WHAT TO DO: Starting at the top of the listing, extract every line up to and including the one with "color=bgbot] (0,0) rectangle (1726,1106);". Pictures stay out of the copy.

((

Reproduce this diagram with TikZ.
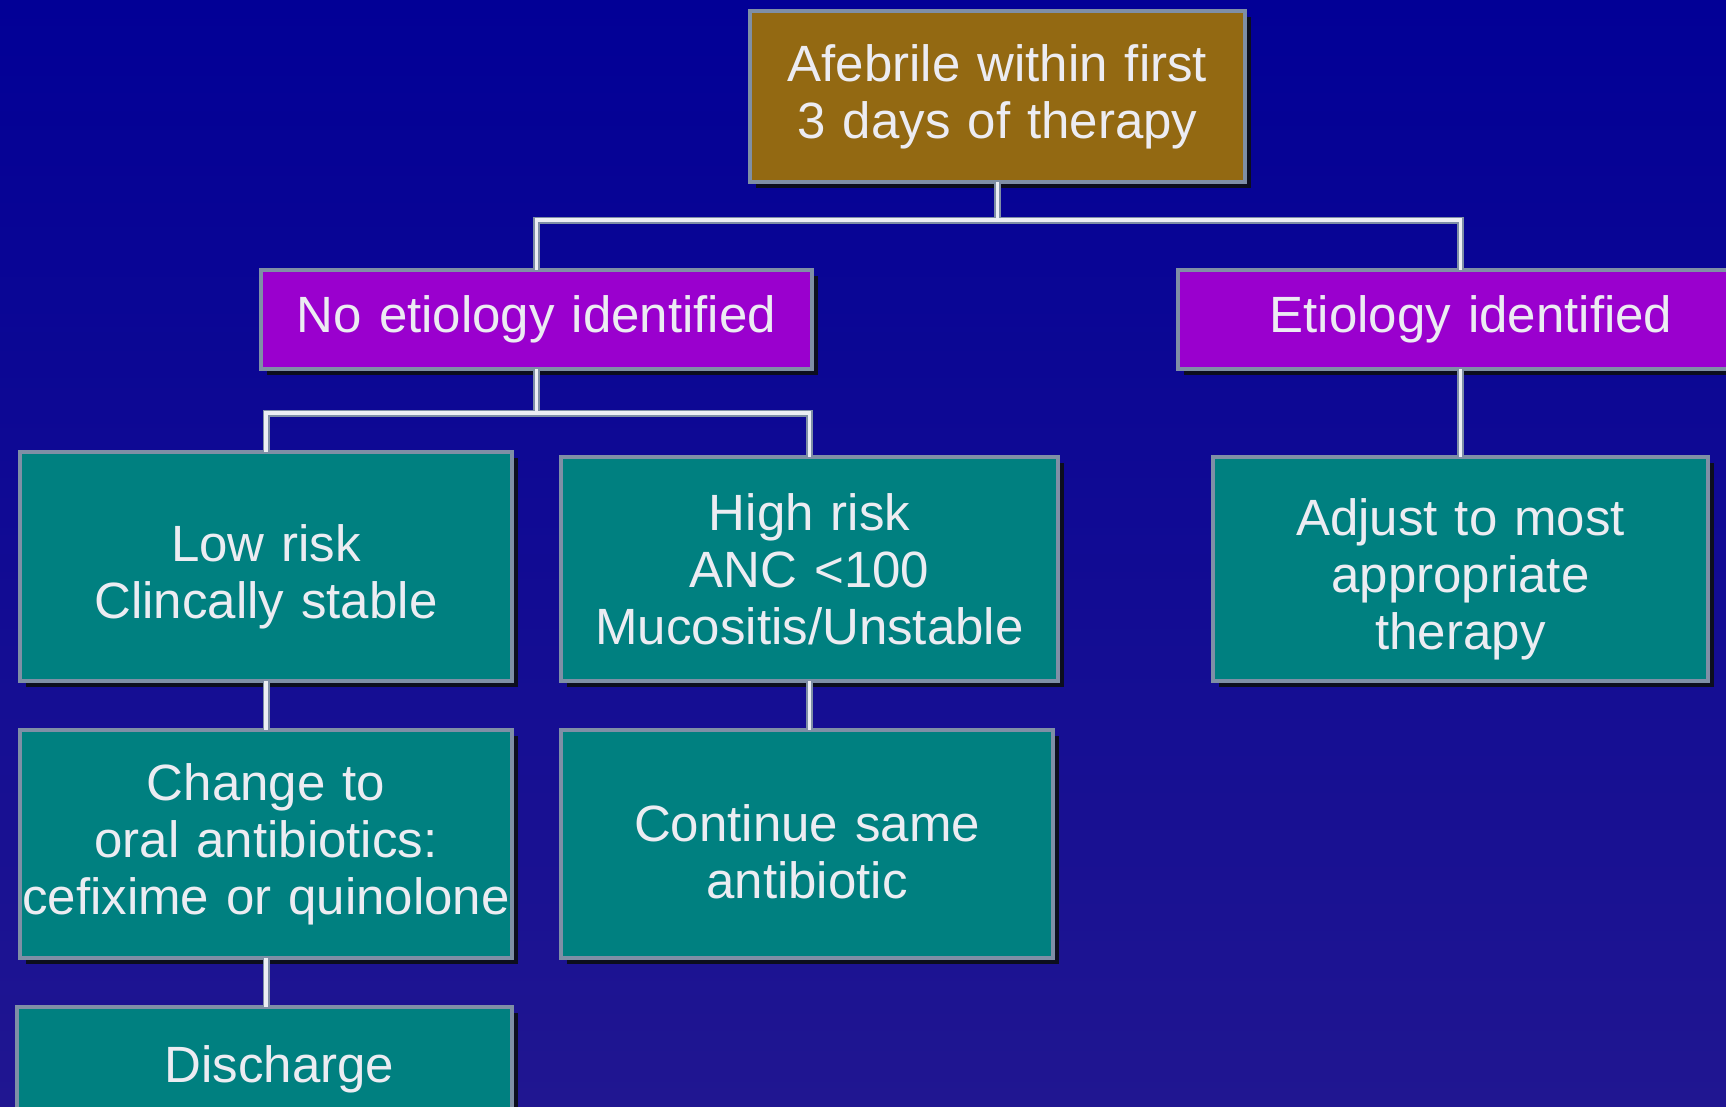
\documentclass[tikz,border=0pt]{standalone}
\usepackage{fontspec}
\setmainfont{Liberation Sans}
\definecolor{bgtop}{RGB}{2,0,150}
\definecolor{bgbot}{RGB}{32,22,145}
\definecolor{brownbox}{RGB}{147,105,18}
\definecolor{purplebox}{RGB}{154,0,206}
\definecolor{tealbox}{RGB}{0,128,128}
\definecolor{edgegrey}{RGB}{127,143,166}
\definecolor{shadowc}{RGB}{12,14,30}
\definecolor{textc}{RGB}{236,236,242}
\definecolor{linec}{RGB}{236,238,244}
\tikzset{
  x=1pt, y=-1pt,
  card/.style={draw=edgegrey, line width=4pt, inner sep=0pt, outer sep=0pt,
    align=center, text=textc,
    font=\fontsize{51}{57}\selectfont,
    drop shadow={shadow xshift=6pt, shadow yshift=-6pt, fill=shadowc, opacity=1}},
  brownc/.style={card, fill=brownbox},
  purplec/.style={card, fill=purplebox},
  tealc/.style={card, fill=tealbox},
  conn/.style={draw=edgegrey, line width=7pt},
  connw/.style={draw=linec, line width=3.5pt},
}
\usetikzlibrary{shadows}
\newcommand{\downstrut}[1]{\rule{0pt}{#1}}
\begin{document}
\begin{tikzpicture}
\useasboundingbox (0,0) rectangle (1726,1106);
\shade[top color=bgtop, bottom color=bgbot] (0,0) rectangle (1726,1106);

% boxes
\node[brownc, minimum width=495pt, minimum height=171pt, text width=490pt] (top) at (997.5,96.5)
  {Afebrile within first\\3 days of therapy};
\node[purplec, minimum width=551pt, minimum height=99pt, text width=545pt] (noet) at (536.5,319.5)
  {No etiology identified};
\node[purplec, minimum width=586pt, minimum height=99pt, text width=580pt] (et) at (1471,319.5)
  {Etiology identified};
\node[tealc, minimum width=492pt, minimum height=229pt, text width=490pt] (low) at (266,566.5)
  {\downstrut{58pt}Low risk\\Clincally stable};
\node[tealc, minimum width=497pt, minimum height=224pt, text width=495pt] (high) at (809.5,569)
  {High risk\\ANC <100\\Mucositis/Unstable};
\node[tealc, minimum width=495pt, minimum height=224pt, text width=493pt] (adj) at (1460.5,569)
  {\downstrut{58pt}Adjust to most\\appropriate\\therapy};
\node[tealc, minimum width=492pt, minimum height=228pt, text width=490pt] (chg) at (266,844)
  {Change to\\oral antibiotics:\\cefixime or quinolone};
\node[tealc, minimum width=492pt, minimum height=228pt, text width=490pt] (cont) at (807,844)
  {\downstrut{52pt}Continue same\\antibiotic};
\node[tealc, minimum width=495pt, minimum height=104pt, text width=493pt] (dis) at (264.5,1059)
  {\downstrut{58pt}\hspace*{30pt}Discharge};

% connectors
\coordinate (j1) at (997.5,220);
\coordinate (j2) at (536.5,413);
\foreach \s in {conn,connw}{
  \draw[\s] (top.south) -- (j1);
  \draw[\s] (j1) -| (noet.north);
  \draw[\s] (j1) -| (et.north -| adj.north);
  \draw[\s] (noet.south) -- (j2);
  \draw[\s] (j2) -| (low.north);
  \draw[\s] (j2) -| (high.north);
  \draw[\s] (et.south -| adj.north) -- (adj.north);
  \draw[\s] (low.south) -- (chg.north -| low.south);
  \draw[\s] (high.south) -- (cont.north -| high.south);
  \draw[\s] (chg.south -| low.south) -- (dis.north -| low.south);
}
\end{tikzpicture}
\end{document}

))

THE ANSWER:
Reproduce this diagram with TikZ.
\documentclass[tikz,border=0pt]{standalone}
\usepackage{fontspec}
\setmainfont{Liberation Sans}
\definecolor{bgtop}{RGB}{2,0,150}
\definecolor{bgbot}{RGB}{32,22,145}
\definecolor{brownbox}{RGB}{147,105,18}
\definecolor{purplebox}{RGB}{154,0,206}
\definecolor{tealbox}{RGB}{0,128,128}
\definecolor{edgegrey}{RGB}{127,143,166}
\definecolor{shadowc}{RGB}{12,14,30}
\definecolor{textc}{RGB}{236,236,242}
\definecolor{linec}{RGB}{236,238,244}
\tikzset{
  x=1pt, y=-1pt,
  card/.style={draw=edgegrey, line width=4pt, inner sep=0pt, outer sep=0pt,
    align=center, text=textc,
    font=\fontsize{51}{57}\selectfont,
    drop shadow={shadow xshift=6pt, shadow yshift=-6pt, fill=shadowc, opacity=1}},
  brownc/.style={card, fill=brownbox},
  purplec/.style={card, fill=purplebox},
  tealc/.style={card, fill=tealbox},
  conn/.style={draw=edgegrey, line width=7pt},
  connw/.style={draw=linec, line width=3.5pt},
}
\usetikzlibrary{shadows}
\newcommand{\downstrut}[1]{\rule{0pt}{#1}}
\begin{document}
\begin{tikzpicture}
\useasboundingbox (0,0) rectangle (1726,1106);
\shade[top color=bgtop, bottom color=bgbot] (0,0) rectangle (1726,1106);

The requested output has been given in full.